Cost of Helicopter Lessons

As mentioned, a PPL course costs around £12,000. It may cost more or less depending upon an individual’s circumstances. Modular courses cost more because of the flexibility offered. You can continue with your routine and even attend office. Integrated courses cost less but offer little freedom. You have to finish the course in a time-bound manner.

Additional costs to consider include hourly aircraft hire rates, instructor fees, skills test examiner fee, exam and test fees, fuel costs, landing fees, school membership fees, and cancellation fees. Check with the helicopter flight training school if the costs are a part of the package or you will have to pay for these separately.

Non flight school costs include class 2 medical certificate fee, CAA license issue fees, and equipment and learning material. Stationery and textbooks also add up to the costs.

You may opt for tuitions in the form of specialist ground courses, instead of self-study. Additional flight equipment not mandatory but useful is another expense.
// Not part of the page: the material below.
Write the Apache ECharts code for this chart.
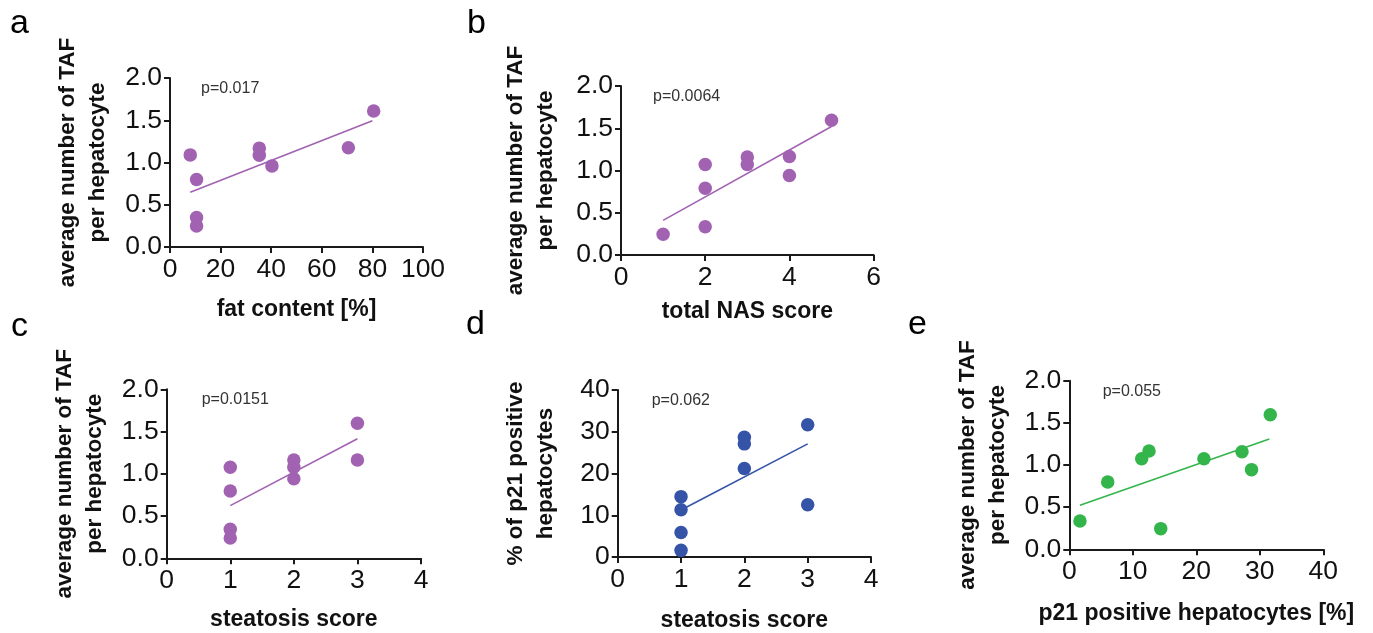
<!DOCTYPE html>
<html>
<head>
<meta charset="utf-8">
<script src="https://cdn.jsdelivr.net/npm/echarts@6/dist/echarts.min.js"></script>
<style>
html,body{margin:0;padding:0;background:#fff;}
#c{width:1373px;height:633px;}
</style>
</head>
<body>
<div id="c"></div>
<script>
// ---- data ----
const aX = [8, 10.5, 10.5, 10.5, 35.3, 35.3, 40.3, 70.5, 80.5];
const aY = [1.09, 0.80, 0.35, 0.25, 1.17, 1.085, 0.96, 1.175, 1.61];
const aFitX = [8, 80];
const aFitY = [0.647, 1.495];

const bX = [1, 2, 2, 2, 3, 3, 4, 4, 5];
const bY = [0.245, 0.335, 0.79, 1.07, 1.16, 1.07, 1.165, 0.94, 1.595];
const bFitX = [1, 5];
const bFitY = [0.41, 1.52];

const cX = [1, 1, 1, 1, 2, 2, 2, 3, 3];
const cY = [1.077, 0.797, 0.343, 0.24, 1.163, 1.077, 0.942, 1.598, 1.163];
const cFitX = [1, 3];
const cFitY = [0.623, 1.415];

const dX = [1, 1, 1, 1, 2, 2, 2, 3, 3];
const dY = [14.46, 11.3, 5.86, 1.59, 28.7, 27.1, 21.2, 31.7, 12.5];
const dFitX = [1, 3];
const dFitY = [11.24, 27.1];

const eX = [1.68, 6.05, 11.4, 12.55, 14.4, 21.2, 27.2, 28.7, 31.65];
const eY = [0.336, 0.798, 1.075, 1.166, 0.245, 1.075, 1.158, 0.945, 1.597];
const eFitX = [1.68, 31.5];
const eFitY = [0.522, 1.308];

const panelLetters = ['a', 'b', 'c', 'd', 'e'];
const pValues = ['p=0.017', 'p=0.0064', 'p=0.0151', 'p=0.062', 'p=0.055'];
const xTitles = ['fat content [%]', 'total NAS score', 'steatosis score', 'steatosis score', 'p21 positive hepatocytes [%]'];
const yTitles = ['average number of TAF\nper hepatocyte', 'average number of TAF\nper hepatocyte', 'average number of TAF\nper hepatocyte', '% of p21 positive\nhepatocytes', 'average number of TAF\nper hepatocyte'];
const xRanges = [[0, 100, 20], [0, 6, 2], [0, 4, 1], [0, 4, 1], [0, 40, 10]];
const yRanges = [[0, 2, 0.5], [0, 2, 0.5], [0, 2, 0.5], [0, 40, 10], [0, 2, 0.5]];

// ---- layout / style ----
const PURPLE = '#a262b2', BLUE = '#3554a8', GREEN = '#33b54b';
const colors = [PURPLE, PURPLE, PURPLE, BLUE, GREEN];
const grids = [
  {left: 170, top: 78, width: 253, height: 169},
  {left: 621, top: 86, width: 252.6, height: 169},
  {left: 166.7, top: 389.3, width: 254.3, height: 169},
  {left: 617.7, top: 390, width: 253.3, height: 168.7},
  {left: 1069.3, top: 380.7, width: 254, height: 168.6}
];
const yNameGaps = [57.5, 60, 57, 56.5, 57];
const xNameGaps = [51.5, 45, 50, 52, 53];
const letterPos = [[10, 24], [467, 24], [11, 326.5], [466, 324.5], [908, 324.5]];
const pPos = [[201, 89], [653, 96.7], [201.7, 400], [651.7, 400.7], [1102.7, 391.7]];

const xs = [aX, bX, cX, dX, eX];
const ys = [aY, bY, cY, dY, eY];
const fxs = [aFitX, bFitX, cFitX, dFitX, eFitX];
const fys = [aFitY, bFitY, cFitY, dFitY, eFitY];

const FONT = 'Liberation Sans, Arial, Helvetica, sans-serif';
const axisLine = {show: true, lineStyle: {color: '#1a1a1a', width: 2}};
const axisTick = {show: true, inside: false, length: 6, lineStyle: {color: '#1a1a1a', width: 2}};

const option = {
  animation: false,
  backgroundColor: '#ffffff',
  grid: grids.map(g => Object.assign({containLabel: false}, g)),
  xAxis: xRanges.map((r, i) => ({
    type: 'value', gridIndex: i, min: r[0], max: r[1], interval: r[2],
    axisLine, axisTick, splitLine: {show: false},
    axisLabel: {fontFamily: FONT, fontSize: 26.5, color: '#111', margin: 9},
    name: xTitles[i], nameLocation: 'middle', nameGap: xNameGaps[i],
    nameTextStyle: {fontFamily: FONT, fontSize: 23, fontWeight: 'bold', color: '#111'}
  })),
  yAxis: yRanges.map((r, i) => ({
    type: 'value', gridIndex: i, min: r[0], max: r[1], interval: r[2],
    axisLine, axisTick, splitLine: {show: false},
    axisLabel: {fontFamily: FONT, fontSize: 26.5, color: '#111', margin: 8,
      formatter: v => (r[2] < 1 ? v.toFixed(1) : String(v))},
    name: yTitles[i], nameLocation: 'middle', nameGap: yNameGaps[i], nameRotate: 90,
    nameTextStyle: {fontFamily: FONT, fontSize: 22.5, fontWeight: 'bold', color: '#111', lineHeight: 30}
  })),
  series: [],
  graphic: []
};

for (let i = 0; i < 5; i++) {
  option.series.push({
    type: 'line', xAxisIndex: i, yAxisIndex: i,
    data: fxs[i].map((x, k) => [x, fys[i][k]]),
    showSymbol: false, symbol: 'none',
    lineStyle: {color: colors[i], width: 1.6}, z: 2
  });
  option.series.push({
    type: 'scatter', xAxisIndex: i, yAxisIndex: i,
    data: xs[i].map((x, k) => [x, ys[i][k]]),
    symbol: 'circle', symbolSize: 13.5,
    itemStyle: {color: colors[i], opacity: 1}, z: 3
  });
  option.graphic.push({
    type: 'text', x: letterPos[i][0], y: letterPos[i][1],
    style: {text: panelLetters[i], font: '34px ' + FONT, fill: '#000',
      textAlign: 'left', textVerticalAlign: 'middle', verticalAlign: 'middle'}
  });
  option.graphic.push({
    type: 'text', x: pPos[i][0], y: pPos[i][1],
    style: {text: pValues[i], font: '16px ' + FONT, fill: '#333',
      textAlign: 'left', textVerticalAlign: 'middle', verticalAlign: 'middle'}
  });
}

const chart = echarts.init(document.getElementById('c'), null, {renderer: 'canvas'});
chart.setOption(option);
</script>
</body>
</html>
Costs vary between flight schools. Aircraft hire rates are not consistently priced across airfields. Reputed schools can charge more. Basically, you need to ask around. Shop around. Compare. Students who can complete the course quickly can do so at a lower cost. They need less practice and consume fewer study resources to clear tests. However, if you’re the type who’s in no rush to complete the course and enjoys the flights then you will pay more.

 Cost of Obtaining the Airline Transport Pilot License (ATPL)

The Class 1 medical certificate required for ATPL studies can cost between £600 – £700. The night rating course, hour building, training to fly multi-engine helicopters, and ground school are significant contributors to the cost of obtaining an ATPL(H). The final cost varies with the choice of a modular or integrated system. 

How to Pay for Helicopter Flight School?

Paying for helicopter flight school can be done from your own pocket, sponsorship, or a loan. Consider the pay-as-you-go model, it is the safest. If a flight school folds, you don’t have a real chance of getting refunded. This happens.

If you already have a flying qualification, you stand a better chance of getting sponsored. Age between 18-27, Class 1 medical certificate, and education up to ‘A’ level are other factors that will work in your favor if you seek sponsorship.

Important Considerations Before Paying the Fees for Helicopter License Training

Asking for a trial flying lesson before committing to helicopter pilot training is a wise thing to do. You will learn if you’re cut out for flying a helicopter. Trial lessons are cheaper. Before certificates are issues, you need to prove that you’re physically fit for the job. This is done via an aviation medical executed by an Authorized Medical Examiner (AME). Instead of paying for the course, then discovering that you’re medically unfit, it’s a far better idea to get this test done in the beginning itself. Local helicopter flight training schools will tell you about AMEs in the vicinity where you can get yourself medically checked.

Regarding helicopter pilot jobs UK, know that experienced pilots will always get precedence over newly qualified ones. Helicopter pilot salaries for experienced pilots are also higher. The supply and demand can fluctuate between years. Ex-military pilots add to the competition.

Helicopter Licensing Authority in the UK

The Civil Aviation Authority (CAA) regulates helicopter licensing in the UK. Licenses vary by ability, type and class of aircraft, and instrument qualification.